* **RECORDED INFORMATION**:
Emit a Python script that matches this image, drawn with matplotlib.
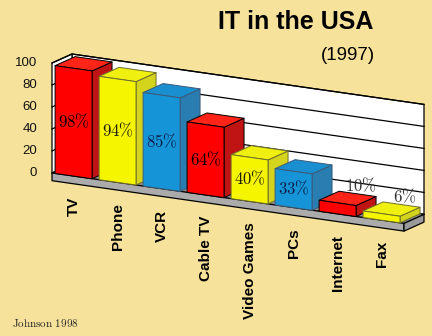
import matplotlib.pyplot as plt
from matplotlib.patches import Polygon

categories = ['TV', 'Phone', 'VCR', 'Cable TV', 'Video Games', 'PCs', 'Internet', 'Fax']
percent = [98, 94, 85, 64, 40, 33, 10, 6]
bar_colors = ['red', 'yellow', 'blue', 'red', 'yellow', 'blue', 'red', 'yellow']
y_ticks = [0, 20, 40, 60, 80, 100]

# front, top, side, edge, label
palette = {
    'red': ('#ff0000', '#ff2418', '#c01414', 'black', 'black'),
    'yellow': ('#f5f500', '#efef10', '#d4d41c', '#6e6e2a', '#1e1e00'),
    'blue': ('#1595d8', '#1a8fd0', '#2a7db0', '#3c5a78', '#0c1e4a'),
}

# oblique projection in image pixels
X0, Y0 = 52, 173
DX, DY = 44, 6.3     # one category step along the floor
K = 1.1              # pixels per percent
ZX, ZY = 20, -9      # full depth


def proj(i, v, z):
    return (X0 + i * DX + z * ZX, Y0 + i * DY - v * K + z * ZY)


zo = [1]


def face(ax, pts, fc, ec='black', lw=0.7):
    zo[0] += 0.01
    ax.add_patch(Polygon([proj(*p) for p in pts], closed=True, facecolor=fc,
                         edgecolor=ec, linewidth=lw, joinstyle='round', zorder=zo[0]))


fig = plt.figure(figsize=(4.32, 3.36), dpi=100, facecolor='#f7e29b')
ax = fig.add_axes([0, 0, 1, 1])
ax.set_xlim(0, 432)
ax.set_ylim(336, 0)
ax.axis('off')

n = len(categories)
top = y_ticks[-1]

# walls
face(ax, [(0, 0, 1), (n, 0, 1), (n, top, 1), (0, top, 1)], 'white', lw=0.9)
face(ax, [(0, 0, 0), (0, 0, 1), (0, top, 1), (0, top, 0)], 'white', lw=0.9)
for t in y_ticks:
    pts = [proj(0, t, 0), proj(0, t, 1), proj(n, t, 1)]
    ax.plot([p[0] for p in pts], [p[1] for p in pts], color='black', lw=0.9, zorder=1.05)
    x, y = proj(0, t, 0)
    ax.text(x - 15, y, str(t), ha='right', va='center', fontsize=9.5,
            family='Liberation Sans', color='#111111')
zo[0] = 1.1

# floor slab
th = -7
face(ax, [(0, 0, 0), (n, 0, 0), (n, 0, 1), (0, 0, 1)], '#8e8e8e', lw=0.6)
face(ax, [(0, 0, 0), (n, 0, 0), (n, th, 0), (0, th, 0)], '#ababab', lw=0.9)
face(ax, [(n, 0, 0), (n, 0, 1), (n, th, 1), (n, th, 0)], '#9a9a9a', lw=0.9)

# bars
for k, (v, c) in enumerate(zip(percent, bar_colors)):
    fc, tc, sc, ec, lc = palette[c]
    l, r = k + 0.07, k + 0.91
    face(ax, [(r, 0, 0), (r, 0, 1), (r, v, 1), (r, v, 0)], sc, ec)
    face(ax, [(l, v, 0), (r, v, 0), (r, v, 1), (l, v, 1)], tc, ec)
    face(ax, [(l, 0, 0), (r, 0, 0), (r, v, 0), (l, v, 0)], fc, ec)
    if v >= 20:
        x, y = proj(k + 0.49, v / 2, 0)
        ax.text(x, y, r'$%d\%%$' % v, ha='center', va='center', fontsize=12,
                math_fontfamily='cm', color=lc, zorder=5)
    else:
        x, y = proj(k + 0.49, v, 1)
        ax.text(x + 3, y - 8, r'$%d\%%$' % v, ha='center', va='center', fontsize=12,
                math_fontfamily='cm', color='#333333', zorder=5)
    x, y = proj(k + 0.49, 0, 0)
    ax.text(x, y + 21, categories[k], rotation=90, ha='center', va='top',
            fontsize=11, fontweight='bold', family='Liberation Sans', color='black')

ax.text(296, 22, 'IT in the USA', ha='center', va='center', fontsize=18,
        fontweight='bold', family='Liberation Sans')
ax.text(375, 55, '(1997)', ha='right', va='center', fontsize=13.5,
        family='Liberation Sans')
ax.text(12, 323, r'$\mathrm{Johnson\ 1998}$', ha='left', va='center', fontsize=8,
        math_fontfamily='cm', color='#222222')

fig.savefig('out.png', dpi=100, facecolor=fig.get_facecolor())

* **WHAT YOU WILL DO**: Restate exactly, please, only the lines between the start of the data and the line containing "from matplotlib.patches import Polygon", both ends included, skipping the pictures.

* **FINISHED ANSWER**:
Emit a Python script that matches this image, drawn with matplotlib.
import matplotlib.pyplot as plt
from matplotlib.patches import Polygon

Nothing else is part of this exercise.